→ **What to work on**:
Set down word for word each line from the start of the listing through the line that contains "-2.0, -1.85, -1.75];", both included.

-- start --

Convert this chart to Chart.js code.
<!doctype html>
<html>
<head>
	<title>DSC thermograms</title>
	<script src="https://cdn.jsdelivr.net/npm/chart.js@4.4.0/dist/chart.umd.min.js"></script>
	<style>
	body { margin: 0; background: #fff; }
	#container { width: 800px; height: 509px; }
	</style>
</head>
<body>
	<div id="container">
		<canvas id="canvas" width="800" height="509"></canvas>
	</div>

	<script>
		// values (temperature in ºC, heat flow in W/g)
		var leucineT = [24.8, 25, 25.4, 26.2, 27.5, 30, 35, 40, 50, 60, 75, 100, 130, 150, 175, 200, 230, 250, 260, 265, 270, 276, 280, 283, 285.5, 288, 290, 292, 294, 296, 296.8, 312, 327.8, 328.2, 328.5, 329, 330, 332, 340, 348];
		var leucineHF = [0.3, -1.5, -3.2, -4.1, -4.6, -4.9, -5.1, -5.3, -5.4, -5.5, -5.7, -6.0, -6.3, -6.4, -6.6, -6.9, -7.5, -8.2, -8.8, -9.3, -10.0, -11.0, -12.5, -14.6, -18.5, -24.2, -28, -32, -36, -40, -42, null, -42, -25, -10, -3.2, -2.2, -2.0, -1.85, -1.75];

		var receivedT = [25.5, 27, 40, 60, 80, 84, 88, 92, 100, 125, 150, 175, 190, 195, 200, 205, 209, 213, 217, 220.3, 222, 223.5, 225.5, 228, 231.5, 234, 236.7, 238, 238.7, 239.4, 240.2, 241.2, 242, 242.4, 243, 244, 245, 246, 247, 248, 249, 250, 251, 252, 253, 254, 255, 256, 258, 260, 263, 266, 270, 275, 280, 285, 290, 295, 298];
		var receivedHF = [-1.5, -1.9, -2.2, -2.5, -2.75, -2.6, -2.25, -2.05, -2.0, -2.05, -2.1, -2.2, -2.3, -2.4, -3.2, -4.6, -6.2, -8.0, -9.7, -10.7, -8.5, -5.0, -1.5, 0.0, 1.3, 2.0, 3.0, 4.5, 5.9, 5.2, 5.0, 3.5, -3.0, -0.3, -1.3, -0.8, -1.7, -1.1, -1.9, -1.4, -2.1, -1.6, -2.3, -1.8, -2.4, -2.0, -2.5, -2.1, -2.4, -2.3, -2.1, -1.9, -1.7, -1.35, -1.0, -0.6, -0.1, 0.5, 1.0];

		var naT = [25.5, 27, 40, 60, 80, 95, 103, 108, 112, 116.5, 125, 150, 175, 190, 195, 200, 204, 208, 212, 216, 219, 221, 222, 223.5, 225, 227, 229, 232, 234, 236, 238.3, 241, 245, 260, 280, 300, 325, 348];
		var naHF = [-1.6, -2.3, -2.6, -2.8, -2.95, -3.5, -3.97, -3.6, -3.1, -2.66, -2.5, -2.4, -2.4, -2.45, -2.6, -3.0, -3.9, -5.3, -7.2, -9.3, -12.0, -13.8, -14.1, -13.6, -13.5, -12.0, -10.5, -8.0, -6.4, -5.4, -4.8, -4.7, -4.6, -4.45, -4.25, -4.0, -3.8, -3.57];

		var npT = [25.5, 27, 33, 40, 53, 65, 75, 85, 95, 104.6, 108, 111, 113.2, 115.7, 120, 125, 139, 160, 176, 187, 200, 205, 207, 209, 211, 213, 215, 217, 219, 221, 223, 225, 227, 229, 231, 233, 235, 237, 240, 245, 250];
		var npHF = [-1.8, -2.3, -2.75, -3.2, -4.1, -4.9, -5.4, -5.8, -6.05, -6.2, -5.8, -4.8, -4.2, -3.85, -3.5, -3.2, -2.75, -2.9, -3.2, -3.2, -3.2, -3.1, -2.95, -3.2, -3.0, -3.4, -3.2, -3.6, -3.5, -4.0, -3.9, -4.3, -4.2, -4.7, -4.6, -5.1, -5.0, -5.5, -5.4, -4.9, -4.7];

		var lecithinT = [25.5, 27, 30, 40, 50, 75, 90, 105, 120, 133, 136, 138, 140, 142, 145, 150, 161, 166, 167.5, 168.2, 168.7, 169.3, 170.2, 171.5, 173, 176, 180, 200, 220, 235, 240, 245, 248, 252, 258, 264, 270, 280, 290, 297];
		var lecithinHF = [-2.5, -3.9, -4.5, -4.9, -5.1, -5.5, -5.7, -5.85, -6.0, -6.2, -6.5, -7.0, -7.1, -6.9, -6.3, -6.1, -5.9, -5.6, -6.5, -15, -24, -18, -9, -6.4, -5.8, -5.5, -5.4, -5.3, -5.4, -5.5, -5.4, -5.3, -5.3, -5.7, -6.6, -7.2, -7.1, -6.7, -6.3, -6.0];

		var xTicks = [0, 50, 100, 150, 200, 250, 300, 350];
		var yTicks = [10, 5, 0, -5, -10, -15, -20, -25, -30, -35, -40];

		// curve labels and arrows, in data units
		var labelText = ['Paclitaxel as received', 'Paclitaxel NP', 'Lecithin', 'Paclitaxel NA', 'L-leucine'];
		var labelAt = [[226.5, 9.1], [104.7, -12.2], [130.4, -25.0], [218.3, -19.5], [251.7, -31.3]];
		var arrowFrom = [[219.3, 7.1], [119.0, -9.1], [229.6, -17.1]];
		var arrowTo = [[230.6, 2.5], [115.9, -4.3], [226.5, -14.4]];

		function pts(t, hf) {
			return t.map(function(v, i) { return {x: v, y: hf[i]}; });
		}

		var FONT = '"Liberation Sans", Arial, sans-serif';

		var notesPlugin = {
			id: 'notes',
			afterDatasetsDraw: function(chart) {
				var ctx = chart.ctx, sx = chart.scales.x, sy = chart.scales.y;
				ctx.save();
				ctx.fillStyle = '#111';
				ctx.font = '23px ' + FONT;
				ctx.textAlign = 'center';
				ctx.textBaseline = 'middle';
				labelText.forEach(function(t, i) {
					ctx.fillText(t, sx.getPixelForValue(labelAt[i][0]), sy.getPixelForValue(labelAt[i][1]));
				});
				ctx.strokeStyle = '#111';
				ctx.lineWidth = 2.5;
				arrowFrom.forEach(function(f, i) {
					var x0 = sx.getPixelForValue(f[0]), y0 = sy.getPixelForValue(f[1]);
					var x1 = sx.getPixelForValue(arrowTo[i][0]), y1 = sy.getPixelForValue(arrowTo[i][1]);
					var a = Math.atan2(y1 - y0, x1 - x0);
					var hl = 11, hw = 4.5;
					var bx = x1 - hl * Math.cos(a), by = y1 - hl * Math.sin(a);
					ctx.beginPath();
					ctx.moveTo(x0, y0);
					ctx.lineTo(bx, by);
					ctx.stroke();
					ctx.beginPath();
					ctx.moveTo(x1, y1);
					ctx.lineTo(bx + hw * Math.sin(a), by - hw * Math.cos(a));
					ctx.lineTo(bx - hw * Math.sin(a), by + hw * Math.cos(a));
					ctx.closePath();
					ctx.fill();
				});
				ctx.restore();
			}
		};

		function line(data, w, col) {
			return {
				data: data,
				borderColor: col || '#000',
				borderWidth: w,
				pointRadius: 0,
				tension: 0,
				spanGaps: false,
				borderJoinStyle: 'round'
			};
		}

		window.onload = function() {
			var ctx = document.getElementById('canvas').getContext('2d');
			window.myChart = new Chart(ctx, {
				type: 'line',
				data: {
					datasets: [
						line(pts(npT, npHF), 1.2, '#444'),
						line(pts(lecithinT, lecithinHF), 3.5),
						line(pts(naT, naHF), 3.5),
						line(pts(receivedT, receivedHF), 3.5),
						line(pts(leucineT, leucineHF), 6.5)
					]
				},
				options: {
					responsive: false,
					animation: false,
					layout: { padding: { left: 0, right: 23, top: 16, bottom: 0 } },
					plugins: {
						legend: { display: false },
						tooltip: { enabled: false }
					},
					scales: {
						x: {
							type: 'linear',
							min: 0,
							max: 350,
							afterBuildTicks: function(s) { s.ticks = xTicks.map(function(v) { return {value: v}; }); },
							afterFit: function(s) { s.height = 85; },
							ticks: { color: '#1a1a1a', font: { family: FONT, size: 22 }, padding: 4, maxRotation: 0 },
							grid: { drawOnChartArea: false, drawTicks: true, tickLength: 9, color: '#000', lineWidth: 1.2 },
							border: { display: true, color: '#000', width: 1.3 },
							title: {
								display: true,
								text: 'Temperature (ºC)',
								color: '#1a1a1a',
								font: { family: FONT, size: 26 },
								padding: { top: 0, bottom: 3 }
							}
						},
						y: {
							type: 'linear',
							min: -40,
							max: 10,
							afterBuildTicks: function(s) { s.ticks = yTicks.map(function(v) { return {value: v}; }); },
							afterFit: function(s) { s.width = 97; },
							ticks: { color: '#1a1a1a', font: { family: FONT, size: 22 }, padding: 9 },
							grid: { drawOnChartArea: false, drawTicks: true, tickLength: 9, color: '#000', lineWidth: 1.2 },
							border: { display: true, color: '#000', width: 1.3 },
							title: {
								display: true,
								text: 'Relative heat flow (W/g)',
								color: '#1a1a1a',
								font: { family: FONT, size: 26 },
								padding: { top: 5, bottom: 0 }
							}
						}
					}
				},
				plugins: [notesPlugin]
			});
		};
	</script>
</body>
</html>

-- end --

→ **Task solution**:
Convert this chart to Chart.js code.
<!doctype html>
<html>
<head>
	<title>DSC thermograms</title>
	<script src="https://cdn.jsdelivr.net/npm/chart.js@4.4.0/dist/chart.umd.min.js"></script>
	<style>
	body { margin: 0; background: #fff; }
	#container { width: 800px; height: 509px; }
	</style>
</head>
<body>
	<div id="container">
		<canvas id="canvas" width="800" height="509"></canvas>
	</div>

	<script>
		// values (temperature in ºC, heat flow in W/g)
		var leucineT = [24.8, 25, 25.4, 26.2, 27.5, 30, 35, 40, 50, 60, 75, 100, 130, 150, 175, 200, 230, 250, 260, 265, 270, 276, 280, 283, 285.5, 288, 290, 292, 294, 296, 296.8, 312, 327.8, 328.2, 328.5, 329, 330, 332, 340, 348];
		var leucineHF = [0.3, -1.5, -3.2, -4.1, -4.6, -4.9, -5.1, -5.3, -5.4, -5.5, -5.7, -6.0, -6.3, -6.4, -6.6, -6.9, -7.5, -8.2, -8.8, -9.3, -10.0, -11.0, -12.5, -14.6, -18.5, -24.2, -28, -32, -36, -40, -42, null, -42, -25, -10, -3.2, -2.2, -2.0, -1.85, -1.75];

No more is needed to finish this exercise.